> Set problem
Skip pictures in the listing below; copy exactly the lines from the one with "Reproduce this chart with Plotly." through the one with "W, H = 423, 497", inclusive.

> Recorded data

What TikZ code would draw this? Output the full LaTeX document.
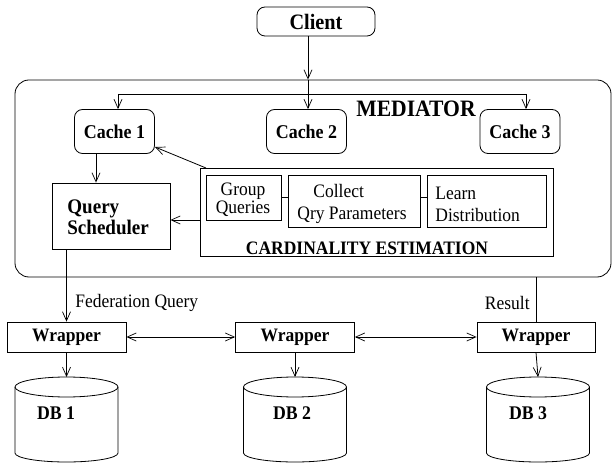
\documentclass[tikz,border=0pt]{standalone}
\usepackage{fontspec}
\setmainfont{Liberation Serif}[FakeStretch=0.92]
\usetikzlibrary{arrows.meta,calc}
\begin{document}
\begin{tikzpicture}[x=1pt,y=-1pt,
  line width=0.8pt,
  arr/.style={-{Straight Barb[length=9pt,width=8pt,line width=0.7pt]}},
  arrtwo/.style={{Straight Barb[length=9pt,width=8pt,line width=0.7pt]}-{Straight Barb[length=9pt,width=8pt,line width=0.7pt]}},
  rbox/.style={draw,rounded corners=8pt,inner sep=0pt,font=\bfseries\fontsize{19.5}{21}\selectfont},
  sbox/.style={draw,inner sep=0pt},
  bold/.style={font=\bfseries\fontsize{19}{21}\selectfont,inner sep=0pt},
  reg/.style={font=\fontsize{19}{22}\selectfont,inner sep=0pt}]
\useasboundingbox (0,0) rectangle (613,470);

% client and mediator
\node[rbox,minimum width=118,minimum height=29,font=\bfseries\fontsize{22}{24}\selectfont] (client) at (316,21.5) {Client};
\node[draw,rounded corners=14pt,minimum width=596,minimum height=197,inner sep=0pt] (med) at (313,178.5) {};
\node[bold,font=\bfseries\fontsize{23.5}{25}\selectfont] (medlabel) at (416,109) {MEDIATOR};

% caches
\node[rbox,minimum width=80,minimum height=44] (c1) at (114.5,131.5) {Cache 1};
\node[rbox,minimum width=80,minimum height=44] (c2) at (306.5,131.5) {Cache 2};
\node[rbox,minimum width=80,minimum height=44] (c3) at (520,131.5) {Cache 3};

\coordinate (h1) at (118,94);
\coordinate (h2) at (308,94);
\coordinate (h3) at (526,94);
\draw[arr] (client.south -| h2) -- (h2 |- med.north);
\draw (h2 |- med.north) -- (h2);
\draw (h1) -- (h3);
\draw[arr] (h1) -- (h1 |- c1.north);
\draw[arr] (h2) -- (h2 |- c2.north);
\draw[arr] (h3) -- (h3 |- c3.north);

% query scheduler
\node[sbox,minimum width=118,minimum height=66] (qs) at (111,216) {};
\node[bold,font=\bfseries\fontsize{20.7}{21}\selectfont,align=left,anchor=west] (qstext) at (67,217.5) {Query\\Scheduler};
\draw[arr] (c1.south -| 96,0) -- (qs.north -| 96,0);

% cardinality estimation
\node[sbox,minimum width=353,minimum height=88] (ce) at (376.5,212) {};
\node[sbox,minimum width=75,minimum height=45] (gq) at (243.5,197.5) {};
\node[sbox,minimum width=132,minimum height=52] (cq) at (354,201) {};
\node[sbox,minimum width=118.5,minimum height=52] (ld) at (486.75,201) {};
\node[reg,align=center,font=\fontsize{19}{14}\selectfont] (gqtext) at (243,200) {Group\\Queries};
\node[reg,align=left,anchor=west] (cqtext) at (297,204) {\hspace*{16pt}Collect\\Qry Parameters};
\node[reg,align=left,anchor=west] (ldtext) at (435,204) {Learn\\Distribution};
\draw (gq.east |- 0,197) -- (cq.west |- 0,197);
\draw (cq.east |- 0,197) -- (ld.west |- 0,197);
\node[bold,anchor=base] (cetext) at (367,255) {CARDINALITY ESTIMATION};

\coordinate (cel) at (200,220);
\draw[arr] (cel) -- (cel -| qs.east);
\coordinate (cetl) at (206,168);
\coordinate (c1tip) at (155,147);
\draw[arr] (cetl) -- (c1tip);

% wrappers
\node[sbox,minimum width=119,minimum height=30,font=\bfseries\fontsize{19}{21}\selectfont] (w1) at (66.5,337) {Wrapper};
\node[sbox,minimum width=119,minimum height=30,font=\bfseries\fontsize{19}{21}\selectfont] (w2) at (295,337) {Wrapper};
\node[sbox,minimum width=118,minimum height=30,font=\bfseries\fontsize{19}{21}\selectfont] (w3) at (536,337) {Wrapper};
\draw[arrtwo] (w1.east) -- (w2.west);
\draw[arrtwo] (w2.east) -- (w3.west);

\draw[arr] (w1.north |- qs.south) -- (w1.north);
\node[reg,anchor=west] (fqtext) at (75,303) {Federation Query};
\draw (w3.north |- med.south) -- (w3.north);
\node[reg,anchor=east] (restext) at (530,303) {Result};

% databases
\newcommand{\dbcyl}[1]{%
  \draw (#1-51.5,387) -- (#1-51.5,453) arc[start angle=180,end angle=0,x radius=51.5,y radius=9] -- (#1+51.5,387);
  \draw (#1,387) ellipse [x radius=51.5,y radius=10];}
\dbcyl{66.5}
\dbcyl{295}
\dbcyl{538}
\coordinate (db1top) at (66.5,377);
\coordinate (db2top) at (295,377);
\coordinate (db3top) at (538,377);
\draw[arr] (w1.south) -- (db1top);
\draw[arr] (w2.south) -- (db2top);
\draw[arr] (w3.south) -- (db3top);
\node[bold,font=\bfseries\fontsize{19.3}{21}\selectfont] (db1) at (56,413) {DB 1};
\node[bold,font=\bfseries\fontsize{19.3}{21}\selectfont] (db2) at (292,413) {DB 2};
\node[bold,font=\bfseries\fontsize{19.3}{21}\selectfont] (db3) at (528,413) {DB 3};
\end{tikzpicture}
\end{document}
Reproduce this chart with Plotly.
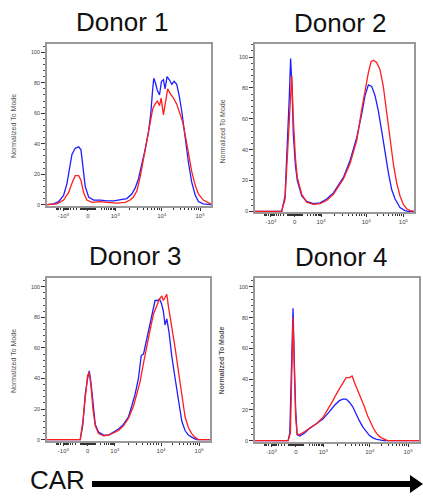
import math
import plotly.graph_objects as go

W, H = 423, 497

# ---- data (x in display channel units 0-1000, y = % of mode) ----
d1_blue_x = [0, 41, 71, 101, 122, 136, 152, 172, 193, 207, 219, 233, 254, 284, 325, 365, 406, 446, 487, 517,
             538, 558, 578, 598, 619, 633, 643, 651, 661, 673, 686, 698, 710, 720, 732, 746, 761, 775, 791, 807,
             822, 842, 862, 882, 903, 923, 953, 1000]
d1_blue_y = [0, 0.5, 2, 6, 14, 24, 33, 37, 38, 36, 25, 12, 5, 3, 3, 2.5, 2.5, 3, 4, 7,
             11, 17, 26, 36, 48, 60, 74, 83, 80, 75, 72, 81, 82, 76, 84, 82, 79, 81, 79, 71,
             61, 43, 28, 15, 6.5, 2, 0.5, 0]
d1_red_x = [0, 61, 101, 132, 152, 172, 193, 207, 223, 243, 274, 325, 365, 426, 477, 507, 527, 548, 568, 588,
            609, 629, 645, 659, 673, 686, 696, 710, 724, 736, 751, 771, 791, 811, 828, 844, 862, 882, 903, 923,
            953, 984, 1000]
d1_red_y = [0, 0.5, 3, 8, 14, 19, 19, 16, 8, 3, 1.5, 2, 1.5, 1, 1.5, 3, 5, 9, 18, 30,
            42, 55, 63, 66, 68, 65, 70, 59, 68, 76, 73, 70, 66, 60, 54, 45, 33, 22, 13, 7,
            3, 1, 0.5]

d2_blue_x = [0, 168, 189, 203, 216, 224, 233, 241, 254, 266, 294, 325, 367, 409, 451, 493, 556, 598, 640, 671,
             692, 713, 734, 755, 776, 797, 818, 839, 860, 881, 912, 943, 964, 1000]
d2_blue_y = [0, 0, 10, 40, 75, 99, 80, 50, 30, 20, 10, 6.5, 5, 5.5, 8, 12, 22, 33, 48, 63,
             75, 82, 81, 75, 65, 52, 38, 25, 14, 8, 2.5, 0.5, 0, 0]
d2_red_x = [0, 168, 189, 203, 220, 231, 241, 254, 266, 294, 325, 367, 409, 451, 493, 556, 598, 640, 671, 692,
            713, 730, 744, 765, 786, 807, 828, 849, 870, 891, 912, 933, 954, 975, 1000]
d2_red_y = [0, 0, 8, 35, 75, 88, 60, 35, 22, 11, 6, 4.5, 5, 7, 11, 21, 31, 46, 66, 79,
            90, 97, 98, 96.5, 92, 81, 64, 46, 31, 18.5, 10, 4.5, 1.7, 0.5, 0]

d3_blue_x = [0, 204, 220, 235, 249, 259, 269, 282, 296, 316, 347, 378, 408, 439, 469, 500, 520, 541, 561, 578,
             592, 612, 633, 649, 663, 678, 690, 702, 714, 724, 735, 749, 765, 786, 806, 827, 847, 867, 898, 918,
             1000]
d3_blue_y = [0, 0, 10, 30, 40, 45, 38, 22, 10, 5, 3, 3, 5, 7, 10, 15, 22, 30, 40, 55,
             56, 66, 76, 85, 91, 91, 92, 89, 84, 75, 79, 70, 55, 40, 25, 12, 6, 3, 1, 0,
             0]
d3_red_x = [0, 204, 220, 235, 249, 259, 269, 282, 296, 316, 347, 378, 408, 439, 469, 500, 531, 551, 571, 592,
            612, 633, 653, 673, 690, 704, 714, 724, 735, 745, 765, 786, 806, 827, 847, 867, 888, 908, 929, 1000]
d3_red_y = [0, 0, 12, 30, 42, 44, 36, 20, 9, 4, 2.5, 3, 4.5, 6, 9, 14, 22, 30, 38, 50,
            62, 72, 82, 88, 92, 94, 91, 93, 95, 87, 75, 60, 45, 28, 15, 8, 4, 1.5, 0, 0]

d4_blue_x = [0, 202, 212, 222, 232, 240, 248, 257, 273, 303, 333, 374, 414, 455, 485, 515, 535, 556, 576, 596,
             616, 636, 657, 677, 697, 717, 737, 768, 788, 1000]
d4_blue_y = [0, 0, 5, 50, 86, 50, 20, 4, 3, 5, 8, 11, 14, 19, 23, 26, 27, 27, 25, 22,
             17, 13, 9, 6, 3.5, 2, 1, 0.3, 0, 0]
d4_red_x = [0, 202, 216, 224, 232, 240, 248, 257, 273, 303, 333, 374, 414, 444, 475, 505, 535, 556, 576, 592,
            606, 626, 646, 667, 687, 707, 727, 747, 768, 788, 808, 1000]
d4_red_y = [0, 0, 5, 45, 80, 45, 15, 4, 4, 6, 8, 11, 15, 20, 26, 32, 37, 41, 41, 42,
            38, 33, 28, 22, 16, 11, 7, 4, 2, 1, 0, 0]

titles = ["Donor 1", "Donor 2", "Donor 3", "Donor 4"]
y_title = "Normalized To Mode"
x_tick_pos = [100, 249, 416, 700, 933]
x_tick_text = ["-10<sup>3</sup>", "0", "10<sup>3</sup>", "10<sup>4</sup>", "10<sup>5</sup>"]
y_tick_vals = [0, 20, 40, 60, 80, 100]
x_label = "CAR"

panels = [
    (d1_blue_x, d1_blue_y, d1_red_x, d1_red_y),
    (d2_blue_x, d2_blue_y, d2_red_x, d2_red_y),
    (d3_blue_x, d3_blue_y, d3_red_x, d3_red_y),
    (d4_blue_x, d4_blue_y, d4_red_x, d4_red_y),
]

# ---- layout geometry (pixels) ----
boxes = [(47, 211, 44, 207), (255, 414, 44, 213), (47, 210, 279, 443), (255, 419, 279, 444)]
y_ranges = [[-1, 105.6], [-0.5, 108.6], [-1, 105.8], [-1, 105.8]]
title_pos = [(123, 22.5), (340, 23), (135, 257.5), (341.5, 258.5)]
ylab_pos = [(13.5, 127), (222, 132), (13.5, 363), (222, 362)]


def px(x):
    return x / W


def py(y):
    return 1 - y / H


# minor tick positions on the display scale (biexponential-like)
f_m, f0, f3, f4, f5 = 100, 249, 416, 700, 933
minor_x = []
for v in [100, 200, 300, 400, 500, 600, 700, 800, 900, 10, 20, 30, 40, 50, 60, 70, 80, 90]:
    r = math.asinh(v / 100) / math.asinh(10)
    minor_x.append(f0 + (f3 - f0) * r)
    minor_x.append(f0 - (f0 - f_m) * r)
for k in range(2, 10):
    minor_x.append(f3 + (f4 - f3) * math.log10(k))
    minor_x.append(f4 + (f5 - f4) * math.log10(k))
for k in range(2, 6):
    minor_x.append(f_m - (f3 - f0) * math.log10(k) * 0.35)
minor_x = sorted(v for v in minor_x if 0 <= v <= 1000)

font_family = "Liberation Sans, Arial, Helvetica, sans-serif"

fig = go.Figure()
layout = dict(
    width=W, height=H,
    margin=dict(l=0, r=0, t=0, b=0),
    paper_bgcolor="white", plot_bgcolor="white",
    showlegend=False,
    font=dict(family=font_family, color="#333"),
)
annotations = []
for i, (bx, by, rx, ry) in enumerate(panels):
    n = "" if i == 0 else str(i + 1)
    xa, ya = "x" + n, "y" + n
    fig.add_trace(go.Scatter(x=bx, y=by, mode="lines", xaxis=xa, yaxis=ya,
                             line=dict(color="rgb(30,30,255)", width=1.3)))
    fig.add_trace(go.Scatter(x=rx, y=ry, mode="lines", xaxis=xa, yaxis=ya,
                             line=dict(color="rgb(255,30,30)", width=1.3)))
    l, r, t, b = boxes[i]
    layout["xaxis" + n] = dict(
        domain=[px(l), px(r)], range=[0, 1000], anchor=ya,
        tickmode="array", tickvals=x_tick_pos, ticktext=x_tick_text,
        ticks="outside", ticklen=3, tickwidth=1, tickcolor="#333",
        tickfont=dict(size=6, color="#444"),
        showline=True, linecolor="#999", linewidth=1.5, mirror=True,
        showgrid=False, zeroline=False,
        minor=dict(tickmode="array", tickvals=minor_x, ticks="outside",
                   ticklen=2, tickcolor="#333", tickwidth=1, showgrid=False),
    )
    layout["yaxis" + n] = dict(
        domain=[py(b), py(t)], range=y_ranges[i], anchor=xa,
        tickmode="array", tickvals=y_tick_vals,
        ticks="outside", ticklen=4, tickwidth=1, tickcolor="#333",
        tickfont=dict(size=5.5, color="#444"),
        showline=True, linecolor="#999", linewidth=1.5, mirror=True,
        showgrid=False, zeroline=False,
        minor=dict(dtick=4, ticks="outside", ticklen=2, tickcolor="#555",
                   tickwidth=1, showgrid=False),
    )
    tx, ty = title_pos[i]
    annotations.append(dict(text=titles[i], x=px(tx), y=py(ty), xref="paper", yref="paper",
                            xanchor="center", yanchor="middle", showarrow=False,
                            font=dict(size=26, color="#111", family=font_family)))
    lx, ly = ylab_pos[i]
    annotations.append(dict(text=("<b>" + y_title + "</b>") if i == 3 else y_title,
                            x=px(lx), y=py(ly), xref="paper", yref="paper",
                            xanchor="center", yanchor="middle", showarrow=False, textangle=-90,
                            font=dict(size=7, color="#555", family=font_family)))

annotations.append(dict(text=x_label, x=px(57), y=py(481.5), xref="paper", yref="paper",
                        xanchor="center", yanchor="middle", showarrow=False,
                        font=dict(size=26, color="#111", family=font_family)))
layout["annotations"] = annotations
layout["shapes"] = [
    dict(type="line", xref="paper", yref="paper", x0=px(92), x1=px(412), y0=py(486), y1=py(486),
         line=dict(color="black", width=6)),
    dict(type="path", xref="paper", yref="paper",
         path=f"M {px(410):.4f},{py(477):.4f} L {px(423):.4f},{py(486):.4f} L {px(410):.4f},{py(495):.4f} Z",
         fillcolor="black", line=dict(color="black", width=0)),
]
fig.update_layout(**layout)
fig.write_html("out.html", config={"displayModeBar": False},
               post_script="document.body.style.margin='0';document.body.style.padding='0';")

> Reply
Reproduce this chart with Plotly.
import math
import plotly.graph_objects as go

W, H = 423, 497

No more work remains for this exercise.